» Provided material
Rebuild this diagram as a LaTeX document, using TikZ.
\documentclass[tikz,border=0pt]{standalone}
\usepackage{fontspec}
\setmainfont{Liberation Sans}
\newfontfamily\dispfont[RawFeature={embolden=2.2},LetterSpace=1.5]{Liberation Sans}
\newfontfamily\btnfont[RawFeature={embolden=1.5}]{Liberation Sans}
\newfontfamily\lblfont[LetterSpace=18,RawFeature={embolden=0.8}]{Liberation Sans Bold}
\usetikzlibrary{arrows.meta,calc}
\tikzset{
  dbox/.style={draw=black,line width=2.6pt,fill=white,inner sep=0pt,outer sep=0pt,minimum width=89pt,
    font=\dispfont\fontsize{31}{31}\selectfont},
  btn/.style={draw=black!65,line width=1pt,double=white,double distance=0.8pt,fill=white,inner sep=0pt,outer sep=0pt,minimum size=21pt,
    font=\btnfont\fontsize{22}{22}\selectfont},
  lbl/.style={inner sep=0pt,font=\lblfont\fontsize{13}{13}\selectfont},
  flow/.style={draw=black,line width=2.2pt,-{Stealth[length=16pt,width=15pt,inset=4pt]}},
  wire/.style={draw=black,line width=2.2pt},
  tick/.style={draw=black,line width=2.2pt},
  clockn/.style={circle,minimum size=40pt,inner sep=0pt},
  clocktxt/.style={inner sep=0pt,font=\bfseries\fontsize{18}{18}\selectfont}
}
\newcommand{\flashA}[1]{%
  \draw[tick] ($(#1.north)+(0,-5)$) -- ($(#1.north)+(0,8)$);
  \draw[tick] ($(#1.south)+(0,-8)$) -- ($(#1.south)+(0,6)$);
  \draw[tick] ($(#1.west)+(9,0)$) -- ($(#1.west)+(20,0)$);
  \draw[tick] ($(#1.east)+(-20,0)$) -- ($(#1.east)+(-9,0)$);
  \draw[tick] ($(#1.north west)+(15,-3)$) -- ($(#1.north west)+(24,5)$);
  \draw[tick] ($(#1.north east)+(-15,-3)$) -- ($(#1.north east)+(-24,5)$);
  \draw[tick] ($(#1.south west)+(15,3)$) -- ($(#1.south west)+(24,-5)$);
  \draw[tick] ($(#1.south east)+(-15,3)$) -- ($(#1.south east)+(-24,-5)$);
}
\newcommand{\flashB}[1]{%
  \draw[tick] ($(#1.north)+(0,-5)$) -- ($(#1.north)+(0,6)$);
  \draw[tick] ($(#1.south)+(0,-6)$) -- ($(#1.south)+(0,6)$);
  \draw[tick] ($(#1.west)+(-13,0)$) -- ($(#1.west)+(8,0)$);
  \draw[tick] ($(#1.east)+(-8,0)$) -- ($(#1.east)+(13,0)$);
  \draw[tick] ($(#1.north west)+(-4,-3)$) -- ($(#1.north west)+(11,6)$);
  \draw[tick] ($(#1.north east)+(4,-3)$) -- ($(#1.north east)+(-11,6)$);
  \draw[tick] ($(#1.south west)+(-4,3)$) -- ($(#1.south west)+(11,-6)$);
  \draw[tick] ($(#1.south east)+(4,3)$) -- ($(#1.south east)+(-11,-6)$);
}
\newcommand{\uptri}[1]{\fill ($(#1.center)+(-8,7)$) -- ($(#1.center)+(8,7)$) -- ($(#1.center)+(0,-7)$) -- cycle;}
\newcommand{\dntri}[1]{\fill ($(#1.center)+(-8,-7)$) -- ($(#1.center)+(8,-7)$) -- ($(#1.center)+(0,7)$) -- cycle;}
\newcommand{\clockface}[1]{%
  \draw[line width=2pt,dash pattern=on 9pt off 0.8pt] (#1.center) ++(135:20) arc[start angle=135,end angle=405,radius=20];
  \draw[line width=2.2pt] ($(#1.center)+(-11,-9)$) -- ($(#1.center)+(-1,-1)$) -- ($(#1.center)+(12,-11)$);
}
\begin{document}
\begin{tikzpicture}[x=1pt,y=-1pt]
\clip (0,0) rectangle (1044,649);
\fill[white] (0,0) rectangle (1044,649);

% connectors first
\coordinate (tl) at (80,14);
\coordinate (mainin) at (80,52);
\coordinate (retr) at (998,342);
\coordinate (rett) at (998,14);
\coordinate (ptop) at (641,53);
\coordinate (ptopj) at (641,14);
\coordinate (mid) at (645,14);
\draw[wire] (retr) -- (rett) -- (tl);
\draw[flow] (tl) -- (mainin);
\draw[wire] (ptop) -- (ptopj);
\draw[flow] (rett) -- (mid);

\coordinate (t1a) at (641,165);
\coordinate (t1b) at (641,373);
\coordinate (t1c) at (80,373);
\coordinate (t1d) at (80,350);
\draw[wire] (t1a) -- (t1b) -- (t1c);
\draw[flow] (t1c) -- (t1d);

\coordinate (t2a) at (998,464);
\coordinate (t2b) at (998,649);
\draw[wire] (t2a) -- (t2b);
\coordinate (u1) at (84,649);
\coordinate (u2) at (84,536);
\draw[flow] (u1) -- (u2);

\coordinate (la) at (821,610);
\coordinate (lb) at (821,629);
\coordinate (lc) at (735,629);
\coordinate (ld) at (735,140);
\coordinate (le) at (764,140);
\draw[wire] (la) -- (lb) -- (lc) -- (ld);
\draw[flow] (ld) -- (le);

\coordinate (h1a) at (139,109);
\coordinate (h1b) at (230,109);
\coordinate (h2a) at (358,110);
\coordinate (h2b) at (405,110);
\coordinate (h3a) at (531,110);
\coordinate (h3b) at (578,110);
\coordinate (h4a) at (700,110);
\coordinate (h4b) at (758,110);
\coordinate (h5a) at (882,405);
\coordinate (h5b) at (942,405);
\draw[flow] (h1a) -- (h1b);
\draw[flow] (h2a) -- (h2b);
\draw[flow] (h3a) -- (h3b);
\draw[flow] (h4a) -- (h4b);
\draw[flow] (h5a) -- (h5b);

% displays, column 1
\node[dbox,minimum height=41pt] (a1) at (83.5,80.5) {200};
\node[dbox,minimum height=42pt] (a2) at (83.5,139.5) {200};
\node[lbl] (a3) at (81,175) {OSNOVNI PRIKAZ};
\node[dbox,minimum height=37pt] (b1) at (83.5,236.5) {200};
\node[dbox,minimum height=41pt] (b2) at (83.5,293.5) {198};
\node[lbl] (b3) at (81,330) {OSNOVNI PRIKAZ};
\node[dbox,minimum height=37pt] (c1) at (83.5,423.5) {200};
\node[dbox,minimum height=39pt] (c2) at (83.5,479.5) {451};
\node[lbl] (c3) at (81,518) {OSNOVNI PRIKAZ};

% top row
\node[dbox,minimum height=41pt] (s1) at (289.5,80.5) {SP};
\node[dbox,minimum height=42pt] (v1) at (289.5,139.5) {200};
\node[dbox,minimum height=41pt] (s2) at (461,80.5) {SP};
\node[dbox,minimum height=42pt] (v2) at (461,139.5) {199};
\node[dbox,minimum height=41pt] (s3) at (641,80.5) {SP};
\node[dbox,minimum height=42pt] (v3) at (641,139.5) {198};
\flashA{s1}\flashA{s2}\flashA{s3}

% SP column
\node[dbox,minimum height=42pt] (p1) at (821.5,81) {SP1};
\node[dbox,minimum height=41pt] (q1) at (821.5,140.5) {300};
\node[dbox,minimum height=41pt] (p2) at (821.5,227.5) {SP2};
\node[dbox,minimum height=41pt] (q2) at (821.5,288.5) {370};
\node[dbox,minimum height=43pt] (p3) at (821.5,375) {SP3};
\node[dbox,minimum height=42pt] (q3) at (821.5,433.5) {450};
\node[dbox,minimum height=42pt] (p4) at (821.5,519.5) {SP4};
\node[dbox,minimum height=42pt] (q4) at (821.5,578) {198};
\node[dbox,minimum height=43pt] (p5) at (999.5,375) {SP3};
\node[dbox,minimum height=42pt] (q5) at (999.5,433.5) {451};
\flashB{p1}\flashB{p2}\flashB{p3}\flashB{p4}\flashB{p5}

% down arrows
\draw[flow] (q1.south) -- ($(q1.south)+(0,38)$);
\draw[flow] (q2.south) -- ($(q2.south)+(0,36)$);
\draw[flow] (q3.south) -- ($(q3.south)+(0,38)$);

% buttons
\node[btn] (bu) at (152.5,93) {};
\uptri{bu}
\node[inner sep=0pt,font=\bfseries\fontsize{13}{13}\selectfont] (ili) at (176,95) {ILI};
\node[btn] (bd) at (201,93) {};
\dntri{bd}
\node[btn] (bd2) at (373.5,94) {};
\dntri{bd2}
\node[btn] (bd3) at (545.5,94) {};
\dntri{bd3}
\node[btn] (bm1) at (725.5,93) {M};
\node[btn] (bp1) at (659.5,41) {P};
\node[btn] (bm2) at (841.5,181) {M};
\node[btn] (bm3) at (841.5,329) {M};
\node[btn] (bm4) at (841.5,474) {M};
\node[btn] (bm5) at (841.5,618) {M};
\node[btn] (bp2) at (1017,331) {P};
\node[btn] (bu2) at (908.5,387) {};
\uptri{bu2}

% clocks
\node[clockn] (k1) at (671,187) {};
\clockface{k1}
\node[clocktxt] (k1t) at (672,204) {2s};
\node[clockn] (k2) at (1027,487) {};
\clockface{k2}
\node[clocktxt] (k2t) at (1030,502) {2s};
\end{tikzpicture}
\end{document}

* * *

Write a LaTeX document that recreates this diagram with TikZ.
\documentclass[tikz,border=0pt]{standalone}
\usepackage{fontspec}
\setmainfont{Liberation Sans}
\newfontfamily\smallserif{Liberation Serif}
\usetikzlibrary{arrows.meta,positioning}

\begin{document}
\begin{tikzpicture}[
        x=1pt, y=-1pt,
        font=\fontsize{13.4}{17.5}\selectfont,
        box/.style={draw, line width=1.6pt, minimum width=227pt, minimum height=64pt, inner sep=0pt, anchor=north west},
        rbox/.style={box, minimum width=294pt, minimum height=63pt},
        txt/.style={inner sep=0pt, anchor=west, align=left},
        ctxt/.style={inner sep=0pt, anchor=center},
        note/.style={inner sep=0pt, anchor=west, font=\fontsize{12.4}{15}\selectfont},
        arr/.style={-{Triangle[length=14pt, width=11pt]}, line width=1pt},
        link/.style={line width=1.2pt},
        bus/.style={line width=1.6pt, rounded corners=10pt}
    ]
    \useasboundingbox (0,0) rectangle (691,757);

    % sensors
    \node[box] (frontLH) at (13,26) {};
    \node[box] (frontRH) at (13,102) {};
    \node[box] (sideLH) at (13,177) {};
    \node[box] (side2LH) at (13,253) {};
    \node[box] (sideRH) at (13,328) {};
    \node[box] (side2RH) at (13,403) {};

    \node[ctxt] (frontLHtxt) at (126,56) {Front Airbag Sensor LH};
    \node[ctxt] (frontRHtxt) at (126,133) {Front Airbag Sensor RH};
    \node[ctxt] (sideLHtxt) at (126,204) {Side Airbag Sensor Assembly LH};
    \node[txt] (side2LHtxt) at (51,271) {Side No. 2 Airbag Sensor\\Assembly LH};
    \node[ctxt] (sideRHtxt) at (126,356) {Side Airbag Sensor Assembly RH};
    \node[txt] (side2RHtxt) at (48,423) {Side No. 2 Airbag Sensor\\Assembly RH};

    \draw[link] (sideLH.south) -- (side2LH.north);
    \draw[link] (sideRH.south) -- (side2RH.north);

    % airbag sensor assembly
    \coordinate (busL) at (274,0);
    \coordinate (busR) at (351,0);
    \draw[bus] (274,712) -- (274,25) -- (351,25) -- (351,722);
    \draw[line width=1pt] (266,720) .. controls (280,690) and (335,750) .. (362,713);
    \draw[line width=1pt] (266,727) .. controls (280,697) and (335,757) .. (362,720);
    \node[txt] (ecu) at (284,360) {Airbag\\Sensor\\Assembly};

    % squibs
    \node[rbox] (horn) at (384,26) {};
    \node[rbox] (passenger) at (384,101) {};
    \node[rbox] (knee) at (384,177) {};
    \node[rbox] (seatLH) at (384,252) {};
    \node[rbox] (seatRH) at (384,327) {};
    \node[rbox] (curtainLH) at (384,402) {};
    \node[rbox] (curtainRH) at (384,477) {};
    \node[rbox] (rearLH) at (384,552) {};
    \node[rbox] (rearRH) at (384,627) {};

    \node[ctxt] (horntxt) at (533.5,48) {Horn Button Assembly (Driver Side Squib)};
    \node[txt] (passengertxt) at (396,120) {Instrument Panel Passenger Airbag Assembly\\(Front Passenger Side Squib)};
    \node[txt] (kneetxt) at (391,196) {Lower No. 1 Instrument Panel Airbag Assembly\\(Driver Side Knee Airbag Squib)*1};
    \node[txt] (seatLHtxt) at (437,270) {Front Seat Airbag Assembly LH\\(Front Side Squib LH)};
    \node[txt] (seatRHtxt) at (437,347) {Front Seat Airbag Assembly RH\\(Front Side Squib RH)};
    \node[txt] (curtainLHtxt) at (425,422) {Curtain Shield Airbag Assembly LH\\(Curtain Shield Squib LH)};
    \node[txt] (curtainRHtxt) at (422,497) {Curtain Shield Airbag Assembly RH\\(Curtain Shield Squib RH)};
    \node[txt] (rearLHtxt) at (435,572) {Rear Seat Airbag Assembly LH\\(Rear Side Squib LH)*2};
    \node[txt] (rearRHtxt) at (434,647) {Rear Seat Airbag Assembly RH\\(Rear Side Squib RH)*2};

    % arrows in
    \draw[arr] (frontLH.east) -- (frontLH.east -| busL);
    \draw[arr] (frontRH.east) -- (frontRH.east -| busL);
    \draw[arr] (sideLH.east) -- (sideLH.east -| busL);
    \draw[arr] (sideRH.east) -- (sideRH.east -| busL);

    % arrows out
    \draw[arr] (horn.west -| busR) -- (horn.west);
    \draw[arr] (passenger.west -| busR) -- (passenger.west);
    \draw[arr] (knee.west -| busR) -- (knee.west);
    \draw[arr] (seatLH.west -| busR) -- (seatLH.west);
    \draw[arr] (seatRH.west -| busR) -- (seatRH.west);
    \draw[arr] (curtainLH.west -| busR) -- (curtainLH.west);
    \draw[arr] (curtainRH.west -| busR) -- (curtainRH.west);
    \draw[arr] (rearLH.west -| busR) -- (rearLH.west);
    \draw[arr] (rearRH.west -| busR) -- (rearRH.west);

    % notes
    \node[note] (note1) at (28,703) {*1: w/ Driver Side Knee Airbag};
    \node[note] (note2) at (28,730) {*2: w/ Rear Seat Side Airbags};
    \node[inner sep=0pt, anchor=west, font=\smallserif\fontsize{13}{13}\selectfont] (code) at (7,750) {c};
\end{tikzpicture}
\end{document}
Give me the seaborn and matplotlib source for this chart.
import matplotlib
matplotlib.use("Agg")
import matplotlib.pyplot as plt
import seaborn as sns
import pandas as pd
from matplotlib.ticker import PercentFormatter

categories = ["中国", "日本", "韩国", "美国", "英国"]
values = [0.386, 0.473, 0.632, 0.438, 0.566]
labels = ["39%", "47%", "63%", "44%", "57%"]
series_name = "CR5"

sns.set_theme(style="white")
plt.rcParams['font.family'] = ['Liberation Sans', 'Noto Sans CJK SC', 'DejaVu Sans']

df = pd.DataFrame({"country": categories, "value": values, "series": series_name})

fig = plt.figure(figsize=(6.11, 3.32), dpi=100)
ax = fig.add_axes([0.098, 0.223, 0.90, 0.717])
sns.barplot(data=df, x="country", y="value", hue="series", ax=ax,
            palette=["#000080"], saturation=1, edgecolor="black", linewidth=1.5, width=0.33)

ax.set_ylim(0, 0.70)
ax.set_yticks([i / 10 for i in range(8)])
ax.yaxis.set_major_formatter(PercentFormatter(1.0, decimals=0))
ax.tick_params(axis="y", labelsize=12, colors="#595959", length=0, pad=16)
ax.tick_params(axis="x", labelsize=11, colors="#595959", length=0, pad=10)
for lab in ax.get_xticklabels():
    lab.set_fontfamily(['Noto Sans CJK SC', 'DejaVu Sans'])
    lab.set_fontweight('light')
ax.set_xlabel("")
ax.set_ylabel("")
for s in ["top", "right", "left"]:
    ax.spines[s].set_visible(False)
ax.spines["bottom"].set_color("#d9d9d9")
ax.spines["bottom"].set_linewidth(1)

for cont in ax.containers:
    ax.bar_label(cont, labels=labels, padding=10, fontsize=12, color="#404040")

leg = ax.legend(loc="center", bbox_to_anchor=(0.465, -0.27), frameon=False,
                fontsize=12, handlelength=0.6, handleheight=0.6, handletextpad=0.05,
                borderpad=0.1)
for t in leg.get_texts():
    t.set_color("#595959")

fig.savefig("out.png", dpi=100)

---

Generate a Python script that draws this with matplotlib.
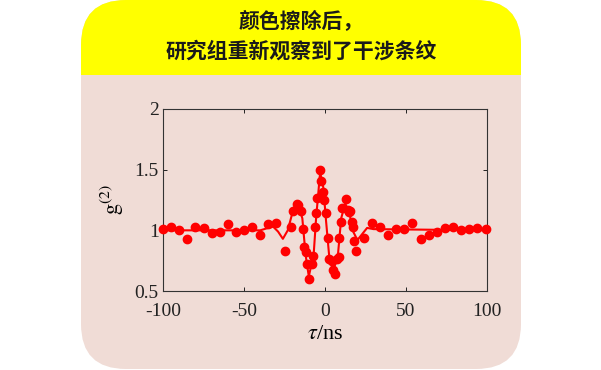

» Written exercise
For each line of the listing that holds the word "matplotlib", show that line.

» Complete response
Give me the seaborn and matplotlib source for this chart.
import matplotlib
matplotlib.use("Agg")
import matplotlib.pyplot as plt
from matplotlib.ticker import PercentFormatter
Generate a Python script that draws this with matplotlib.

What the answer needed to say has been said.